What are the most interesting fights at Bellator 301?

Okamoto: A couple of weeks ago, in a Five Rounds segment, I wrote that Bellator’s bantamweight title fight between Sergio Pettis and Patchy Mix is the most underrated fight for the rest of the year. I challenge anyone to argue any differently.

Pettis is on a six-fight win streak, with his last two coming against tough competition in Patricio “Pitbull” Freire and Kyoji Horiguchi. Before that, he faced Juan Archuleta, who is no easy task, either. Pettis is ESPN’s No. 7-ranked bantamweight, with a case to be in the top 5. And that’s the most stacked division in the sport right now, particularly at the top. Mix might be one of the most underrated fighters in the world right now. He’s a guy who finishes fights at 135 pounds and he is bringing a ton of momentum into this title fight. This is just a world-class matchup in a division that’s on fire right now — especially in the UFC. If you added these two to the UFC’s roster, on top of what’s already going, it would be the strongest division the UFC has had in years.
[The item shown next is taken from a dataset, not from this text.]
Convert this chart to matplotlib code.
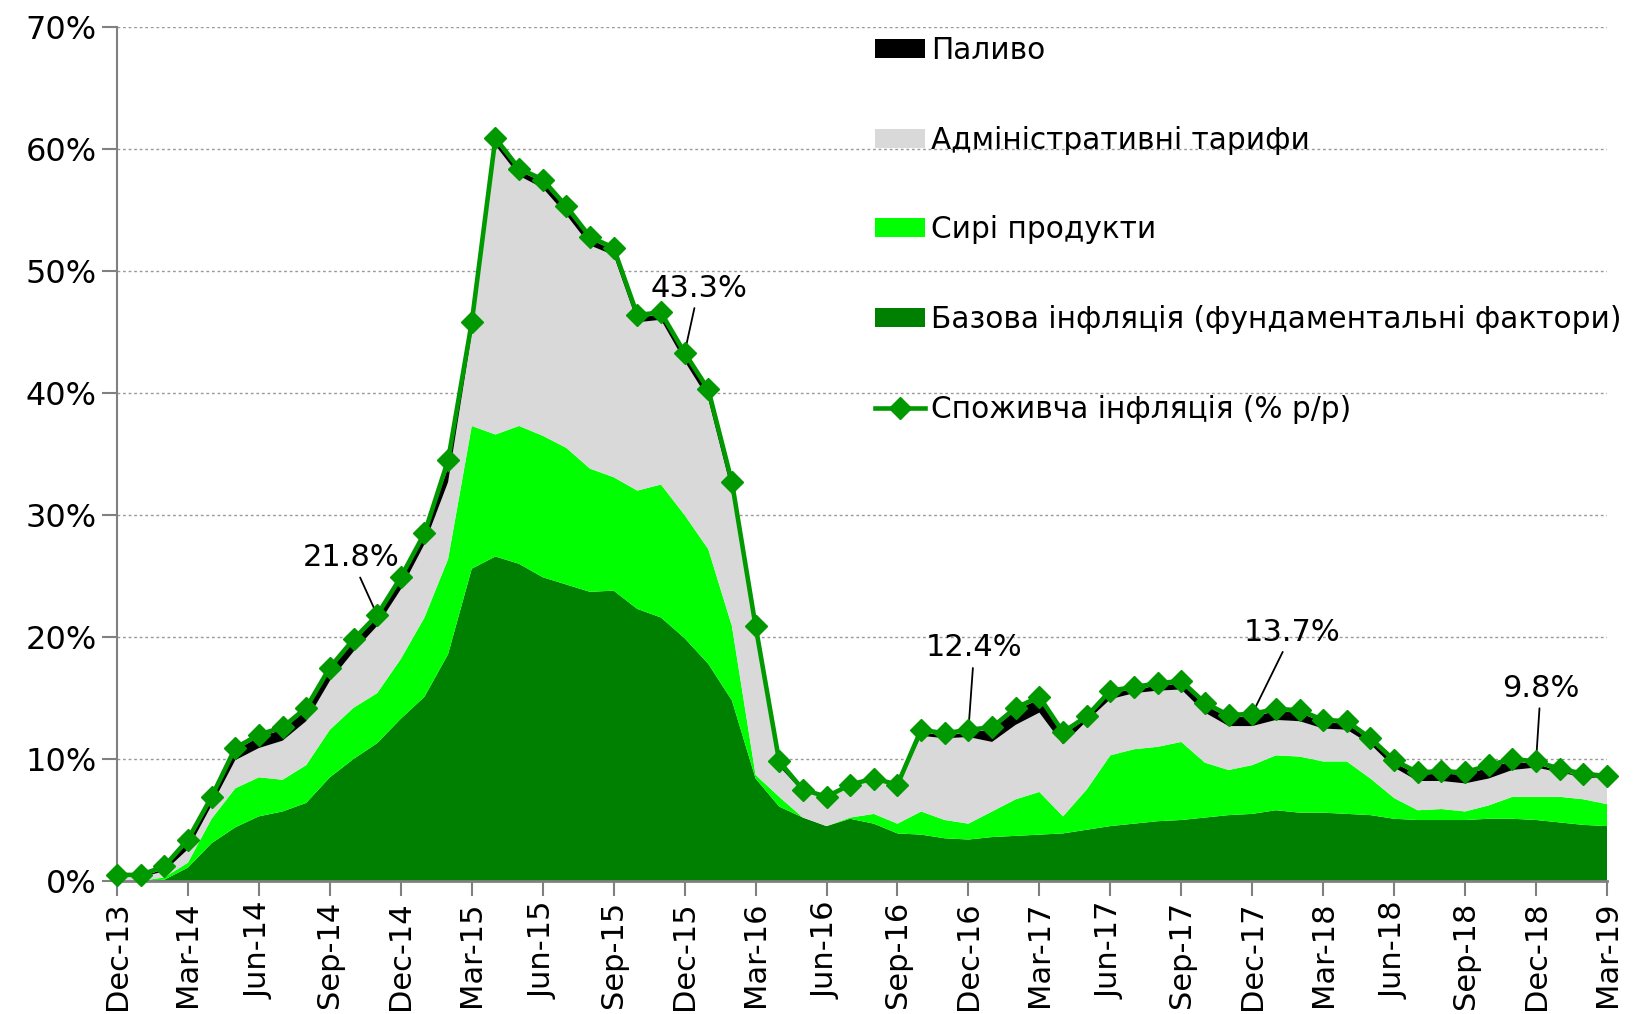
import numpy as np
import matplotlib.pyplot as plt

# monthly data, Dec-13 .. Mar-19, % y/y
months = ['Dec-13', 'Jan-14', 'Feb-14', 'Mar-14', 'Apr-14', 'May-14', 'Jun-14', 'Jul-14',
          'Aug-14', 'Sep-14', 'Oct-14', 'Nov-14', 'Dec-14', 'Jan-15', 'Feb-15', 'Mar-15',
          'Apr-15', 'May-15', 'Jun-15', 'Jul-15', 'Aug-15', 'Sep-15', 'Oct-15', 'Nov-15',
          'Dec-15', 'Jan-16', 'Feb-16', 'Mar-16', 'Apr-16', 'May-16', 'Jun-16', 'Jul-16',
          'Aug-16', 'Sep-16', 'Oct-16', 'Nov-16', 'Dec-16', 'Jan-17', 'Feb-17', 'Mar-17',
          'Apr-17', 'May-17', 'Jun-17', 'Jul-17', 'Aug-17', 'Sep-17', 'Oct-17', 'Nov-17',
          'Dec-17', 'Jan-18', 'Feb-18', 'Mar-18', 'Apr-18', 'May-18', 'Jun-18', 'Jul-18',
          'Aug-18', 'Sep-18', 'Oct-18', 'Nov-18', 'Dec-18', 'Jan-19', 'Feb-19', 'Mar-19']

cpi = [0.5, 0.5, 1.2, 3.4, 6.9, 10.9, 12.0, 12.6, 14.2, 17.5, 19.8, 21.8, 24.9, 28.5, 34.5, 45.8,
       60.9, 58.4, 57.5, 55.3, 52.8, 51.9, 46.4, 46.6, 43.3, 40.3, 32.7, 20.9, 9.8, 7.5, 6.9, 7.9,
       8.4, 7.9, 12.4, 12.1, 12.4, 12.6, 14.2, 15.1, 12.2, 13.5, 15.6, 15.9, 16.2, 16.4, 14.6, 13.6,
       13.7, 14.1, 14.0, 13.2, 13.1, 11.7, 9.9, 8.9, 9.0, 8.9, 9.5, 10.0, 9.8, 9.2, 8.8, 8.6]

core = [0.0, 0.0, 0.1, 1.1, 3.1, 4.4, 5.3, 5.7, 6.4, 8.5, 10.0, 11.3, 13.3, 15.1, 18.6, 25.6,
        26.6, 26.0, 24.9, 24.3, 23.7, 23.8, 22.3, 21.6, 19.9, 17.8, 14.8, 8.4, 6.1, 5.2, 4.5, 5.1,
        4.7, 3.9, 3.8, 3.5, 3.4, 3.6, 3.7, 3.8, 3.9, 4.2, 4.5, 4.7, 4.9, 5.0, 5.2, 5.4,
        5.5, 5.8, 5.6, 5.6, 5.5, 5.4, 5.1, 5.0, 5.0, 5.0, 5.1, 5.1, 5.0, 4.8, 4.6, 4.5]

raw_food = [0.0, 0.0, 0.2, 0.4, 2.0, 3.2, 3.2, 2.6, 3.1, 3.9, 4.2, 4.1, 4.9, 6.5, 7.8, 11.7,
            10.0, 11.3, 11.6, 11.2, 10.1, 9.3, 9.7, 10.9, 10.1, 9.4, 6.1, 0.3, 0.8, 0.0, 0.0, 0.1,
            0.8, 0.8, 1.9, 1.5, 1.3, 2.1, 3.0, 3.5, 1.4, 3.3, 5.8, 6.1, 6.1, 6.4, 4.5, 3.7,
            4.0, 4.5, 4.6, 4.2, 4.3, 3.0, 1.7, 0.8, 0.9, 0.7, 1.1, 1.8, 1.9, 2.1, 2.1, 1.8]

admin = [0.3, 0.3, 0.5, 1.1, 1.1, 2.3, 2.4, 3.2, 3.6, 4.0, 4.6, 5.5, 5.7, 6.0, 6.3, 7.6,
         23.7, 20.5, 20.3, 19.1, 18.3, 18.2, 13.8, 13.5, 12.6, 12.3, 11.0, 11.6, 2.5, 2.1, 2.2, 2.5,
         2.7, 3.0, 6.2, 6.7, 7.1, 5.7, 6.1, 6.5, 5.9, 5.6, 4.6, 4.6, 4.6, 4.3, 4.1, 3.6,
         3.2, 2.9, 2.9, 2.7, 2.6, 2.8, 2.5, 2.4, 2.3, 2.3, 2.2, 2.2, 2.4, 2.0, 1.8, 2.1]

fuel = [0.0, 0.0, 0.2, 0.6, 0.5, 0.8, 0.9, 0.9, 0.9, 0.9, 0.8, 0.7, 0.8, 0.7, 1.2, 0.7,
        0.4, 0.4, 0.5, 0.5, 0.5, 0.4, 0.4, 0.4, 0.5, 0.6, 0.6, 0.4, 0.2, 0.0, 0.0, 0.0,
        0.0, 0.0, 0.3, 0.2, 0.4, 1.0, 1.2, 1.1, 0.8, 0.2, 0.5, 0.3, 0.4, 0.5, 0.6, 0.7,
        0.8, 0.7, 0.7, 0.5, 0.5, 0.3, 0.4, 0.5, 0.6, 0.7, 0.9, 0.7, 0.3, 0.1, 0.1, 0.0]

# labelled points: month, text offset (months, pp)
labels = {'Nov-14': (-1.1, 4.7), 'Dec-15': (0.6, 5.3), 'Dec-16': (0.25, 6.7),
          'Dec-17': (1.7, 6.7), 'Dec-18': (0.2, 6.0)}

x = np.arange(len(months))

plt.rcParams['font.family'] = 'DejaVu Sans'
fig = plt.figure(figsize=(16.35, 10.14), dpi=100)
ax = fig.add_axes([117/1635, 1 - 881/1014, (1607 - 117)/1635, (881 - 27)/1014])

ax.stackplot(x, core, raw_food, admin, fuel,
             colors=['#008000', '#00ff00', '#d9d9d9', '#000000'], linewidth=0,
             labels=['Базова інфляція (фундаментальні фактори)', 'Сирі продукти',
                     'Адміністративні тарифи', 'Паливо'])
ax.plot(x, cpi, color='#009900', marker='D', markersize=11, linewidth=3.3,
        clip_on=False, zorder=5, label='Споживча інфляція (% р/р)')

for m, (dx, dy) in labels.items():
    i = months.index(m)
    ax.annotate('%.1f%%' % cpi[i], xy=(i, cpi[i]), xytext=(i + dx, cpi[i] + dy),
                fontsize=22, ha='center', va='center',
                arrowprops=dict(arrowstyle='-', color='black', lw=1.3, shrinkA=2, shrinkB=0))

ax.set_xlim(0, len(months) - 1)
ax.set_ylim(0, 70)
ax.set_xticks(x[::3])
ax.set_xticklabels(months[::3], rotation=90)
ax.set_yticks(np.arange(0, 71, 10))
ax.set_yticklabels(['%d%%' % v for v in range(0, 71, 10)])
ax.tick_params(axis='both', labelsize=22, length=11, width=1.5, color='#808080', direction='out')
ax.tick_params(axis='y', labelsize=23)
ax.grid(axis='y', linestyle=(0, (2, 2)), color='#999999', linewidth=1)
ax.set_axisbelow(True)
for s in ['top', 'right']:
    ax.spines[s].set_visible(False)
ax.spines['left'].set_color('#808080')
ax.spines['left'].set_linewidth(1.5)
ax.spines['bottom'].set_color('#808080')
ax.spines['bottom'].set_linewidth(2)

h, l = ax.get_legend_handles_labels()
order = [3, 2, 1, 0, 4]
fig.legend([h[k] for k in order], [l[k] for k in order], loc='upper left',
           bbox_to_anchor=(875/1635, 1 - 36/1014), frameon=False, fontsize=21.3,
           handlelength=1.7, handleheight=0.62, handletextpad=0.2, labelspacing=2.05,
           borderpad=0, borderaxespad=0)

fig.savefig('out.png', dpi=100)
The rest of the Bellator 301 card is very good as well. AJ McKee will continue his new run at lightweight. Ukrainian welterweight champion Yaroslav Amosov is a worthy headliner. But for me, this card is mainly about the 135-pound title fight, which I consider one of the top fights on the MMA calendar.


Will there be a Bellator 302?

Okamoto: To be determined. Rumors of Bellator MMA’s demise (or its absorption by PFL) have been swirling for the better part of this year. Showtime’s long-term interest in combat sports, in general, would seem to be on its deathbed. If Bellator does hold another event past Bellator 301, it would likely occur in December, although no fights are officially booked at this time. One industry member probably put it best to me in a text message: “It’s up in the air.”
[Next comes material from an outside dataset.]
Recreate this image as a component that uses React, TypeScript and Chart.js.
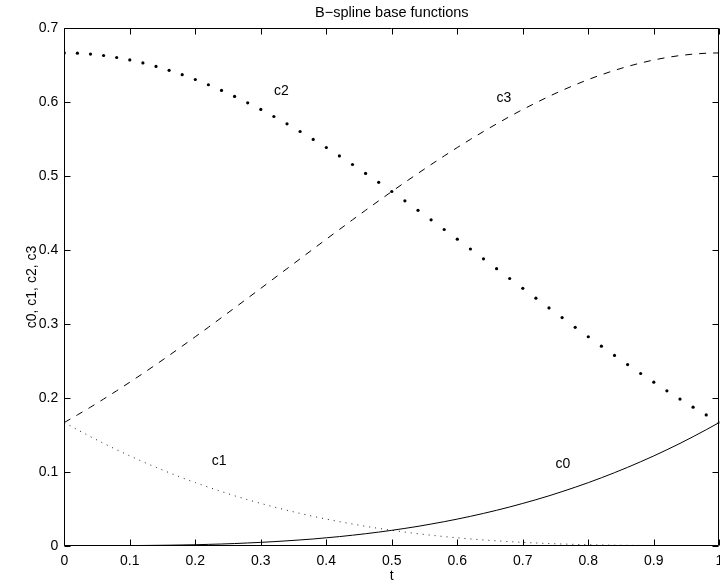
import React, { useEffect, useRef } from "react";
import { Chart, registerables } from "chart.js";

Chart.register(...registerables);

const T = [
  0, 0.02, 0.04, 0.06, 0.08, 0.1, 0.12, 0.14, 0.16, 0.18,
  0.2, 0.22, 0.24, 0.26, 0.28, 0.3, 0.32, 0.34, 0.36, 0.38,
  0.4, 0.42, 0.44, 0.46, 0.48, 0.5, 0.52, 0.54, 0.56, 0.58,
  0.6, 0.62, 0.64, 0.66, 0.68, 0.7, 0.72, 0.74, 0.76, 0.78,
  0.8, 0.82, 0.84, 0.86, 0.88, 0.9, 0.92, 0.94, 0.96, 0.98, 1,
];

const C0 = [
  0, 0, 0, 0, 0.0001, 0.0002, 0.0003, 0.0005, 0.0007, 0.001,
  0.0013, 0.0018, 0.0023, 0.0029, 0.0037, 0.0045, 0.0055, 0.0066, 0.0078, 0.0091,
  0.0107, 0.0123, 0.0142, 0.0162, 0.0184, 0.0208, 0.0234, 0.0262, 0.0293, 0.0325,
  0.036, 0.0397, 0.0437, 0.0479, 0.0524, 0.0572, 0.0622, 0.0675, 0.0732, 0.0791,
  0.0853, 0.0919, 0.0988, 0.106, 0.1136, 0.1215, 0.1298, 0.1384, 0.1475, 0.1569, 0.1667,
];

const C1 = [
  0.1667, 0.1569, 0.1475, 0.1384, 0.1298, 0.1215, 0.1136, 0.106, 0.0988, 0.0919,
  0.0853, 0.0791, 0.0732, 0.0675, 0.0622, 0.0572, 0.0524, 0.0479, 0.0437, 0.0397,
  0.036, 0.0325, 0.0293, 0.0262, 0.0234, 0.0208, 0.0184, 0.0162, 0.0142, 0.0123,
  0.0107, 0.0091, 0.0078, 0.0066, 0.0055, 0.0045, 0.0037, 0.0029, 0.0023, 0.0018,
  0.0013, 0.001, 0.0007, 0.0005, 0.0003, 0.0002, 0.0001, 0, 0, 0, 0,
];

const C2 = [
  0.6667, 0.6663, 0.6651, 0.6632, 0.6605, 0.6572, 0.6531, 0.6484, 0.6431, 0.6372,
  0.6307, 0.6236, 0.616, 0.6079, 0.5992, 0.5902, 0.5807, 0.5707, 0.5604, 0.5497,
  0.5387, 0.5273, 0.5157, 0.5037, 0.4916, 0.4792, 0.4666, 0.4538, 0.4409, 0.4278,
  0.4147, 0.4014, 0.3881, 0.3748, 0.3615, 0.3482, 0.3349, 0.3217, 0.3086, 0.2955,
  0.2827, 0.27, 0.2574, 0.2451, 0.233, 0.2212, 0.2096, 0.1984, 0.1874, 0.1769, 0.1667,
];

const C3 = [
  0.1667, 0.1769, 0.1874, 0.1984, 0.2096, 0.2212, 0.233, 0.2451, 0.2574, 0.27,
  0.2827, 0.2955, 0.3086, 0.3217, 0.3349, 0.3482, 0.3615, 0.3748, 0.3881, 0.4014,
  0.4147, 0.4278, 0.4409, 0.4538, 0.4666, 0.4792, 0.4916, 0.5037, 0.5157, 0.5273,
  0.5387, 0.5497, 0.5604, 0.5707, 0.5807, 0.5902, 0.5992, 0.6079, 0.616, 0.6236,
  0.6307, 0.6372, 0.6431, 0.6484, 0.6531, 0.6572, 0.6605, 0.6632, 0.6651, 0.6663, 0.6667,
];

const X_TICKS = [0, 0.1, 0.2, 0.3, 0.4, 0.5, 0.6, 0.7, 0.8, 0.9, 1];
const X_TICK_LABELS = ["0", "0.1", "0.2", "0.3", "0.4", "0.5", "0.6", "0.7", "0.8", "0.9", "1"];
const Y_TICKS = [0, 0.1, 0.2, 0.3, 0.4, 0.5, 0.6, 0.7];

const LABEL_TEXT = ["c2", "c3", "c1", "c0"];
const LABEL_X = [0.32, 0.66, 0.225, 0.75];
const LABEL_Y = [0.615, 0.605, 0.115, 0.11];

const TITLE = "B\u2212spline base functions";
const X_TITLE = "t";
const Y_TITLE = "c0, c1, c2, c3";

const FONT = "'Liberation Sans', Arial, Helvetica, sans-serif";

const toPts = (ys: number[]) => T.map((t, i) => ({ x: t, y: ys[i] }));
const fmt = (v: number) => String(Number(Number(v).toFixed(1)));

const boxPlugin = {
  id: "matlabBox",
  afterDraw(chart: any) {
    const { ctx, chartArea } = chart;
    const xs = chart.scales.x;
    const ys = chart.scales.y;
    const L = Math.round(chartArea.left) + 0.5;
    const R = Math.round(chartArea.right) - 0.5;
    const Tp = Math.round(chartArea.top) + 0.5;
    const B = Math.round(chartArea.bottom) - 0.5;
    const tl = 6;
    ctx.save();
    ctx.strokeStyle = "#000";
    ctx.lineWidth = 1;
    ctx.beginPath();
    ctx.rect(L, Tp, R - L, B - Tp);
    X_TICKS.forEach((v) => {
      const px = Math.round(xs.getPixelForValue(v)) + 0.5;
      ctx.moveTo(px, B);
      ctx.lineTo(px, B - tl);
      ctx.moveTo(px, Tp);
      ctx.lineTo(px, Tp + tl);
    });
    Y_TICKS.forEach((v) => {
      const py = Math.round(ys.getPixelForValue(v)) + 0.5;
      ctx.moveTo(L, py);
      ctx.lineTo(L + tl, py);
      ctx.moveTo(R, py);
      ctx.lineTo(R - tl, py);
    });
    ctx.stroke();
    ctx.fillStyle = "#000";
    ctx.font = `14px ${FONT}`;
    // x tick labels
    ctx.textAlign = "center";
    ctx.textBaseline = "alphabetic";
    X_TICKS.forEach((v, i) => {
      ctx.fillText(X_TICK_LABELS[i], xs.getPixelForValue(v), chartArea.bottom + 19.2);
    });
    // in-plot curve labels
    ctx.textAlign = "left";
    ctx.textBaseline = "middle";
    LABEL_TEXT.forEach((txt, i) => {
      ctx.fillText(txt, xs.getPixelForValue(LABEL_X[i]), ys.getPixelForValue(LABEL_Y[i]));
    });
    ctx.restore();
  },
};

export default function App() {
  const ref = useRef<HTMLCanvasElement | null>(null);

  useEffect(() => {
    if (!ref.current) return;
    const tickFont = { family: FONT, size: 14 };
    const chart = new Chart(ref.current, {
      type: "line",
      data: {
        datasets: [
          {
            label: "c0",
            data: toPts(C0),
            borderColor: "#000",
            borderWidth: 1,
            pointRadius: 0,
            pointHoverRadius: 0,
            fill: false,
          },
          {
            label: "c1",
            data: toPts(C1),
            borderColor: "#222",
            borderWidth: 1,
            borderDash: [1, 5],
            pointRadius: 0,
            pointHoverRadius: 0,
            fill: false,
          },
          {
            label: "c2",
            data: toPts(C2),
            showLine: false,
            pointRadius: 1.6,
            pointHoverRadius: 1.6,
            pointBackgroundColor: "#000",
            pointBorderWidth: 0,
            borderColor: "#000",
          },
          {
            label: "c3",
            data: toPts(C3),
            borderColor: "#000",
            borderWidth: 1,
            borderDash: [7, 7],
            pointRadius: 0,
            pointHoverRadius: 0,
            fill: false,
          },
        ],
      },
      options: {
        responsive: false,
        animation: false,
        devicePixelRatio: 1,
        events: [],
        layout: { autoPadding: false, padding: { left: 0, top: 0, bottom: 0, right: 0.7 } },
        plugins: {
          legend: { display: false },
          tooltip: { enabled: false },
          title: {
            display: true,
            fullSize: false,
            text: TITLE,
            color: "#000",
            font: { family: FONT, size: 14.5, weight: "normal" },
            padding: { top: 4, bottom: 6.9 },
          },
        },
        scales: {
          x: {
            type: "linear",
            min: 0,
            max: 1,
            afterBuildTicks: (s: any) => {
              s.ticks = X_TICKS.map((v) => ({ value: v }));
            },
            afterFit: (s: any) => {
              s.height = 36.3;
            },
            ticks: { display: false },
            grid: { display: false, drawTicks: false },
            border: { display: false },
            title: {
              display: true,
              text: X_TITLE,
              color: "#000",
              font: tickFont,
              padding: { top: 0, bottom: -2.5 },
            },
          },
          y: {
            type: "linear",
            min: 0,
            max: 0.7,
            afterBuildTicks: (s: any) => {
              s.ticks = Y_TICKS.map((v) => ({ value: v }));
            },
            afterFit: (s: any) => {
              s.width = 64.3;
            },
            ticks: {
              color: "#000",
              font: tickFont,
              padding: 6,
              autoSkip: false,
              callback: (v: any) => fmt(v),
            },
            grid: { display: false, drawTicks: false },
            border: { display: false },
            title: {
              display: true,
              text: Y_TITLE,
              color: "#000",
              font: tickFont,
              padding: { top: 23.6, bottom: 0 },
            },
          },
        },
      },
      plugins: [boxPlugin],
    } as any);
    return () => chart.destroy();
  }, []);

  return (
    <div
      style={{
        position: "fixed",
        left: 0,
        top: 0,
        width: 720,
        height: 582,
        background: "#fff",
      }}
    >
      <canvas ref={ref} width={720} height={582} style={{ display: "block" }} />
    </div>
  );
}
For the sport, it would be great to see Bellator continue to exist on its own, but from a business perspective, this move would probably be well overdue for Showtime — and its parent company, Viacom. Bellator has some world-class fighters under contract, but as a whole, the promotion has lacked direction and enthusiasm for quite some time now. There have been advanced talks of a PFL acquisition, and that is the outcome I anticipate at the moment.

Bellator president Scott Coker’s comment over the weekend that “these things take time” was probably the most accurate, insightful update he could provide. The interest and desire are there to combine companies, but all of the sorting out of details takes time. How much time, we’ll see. But Bellator’s days do seem numbered.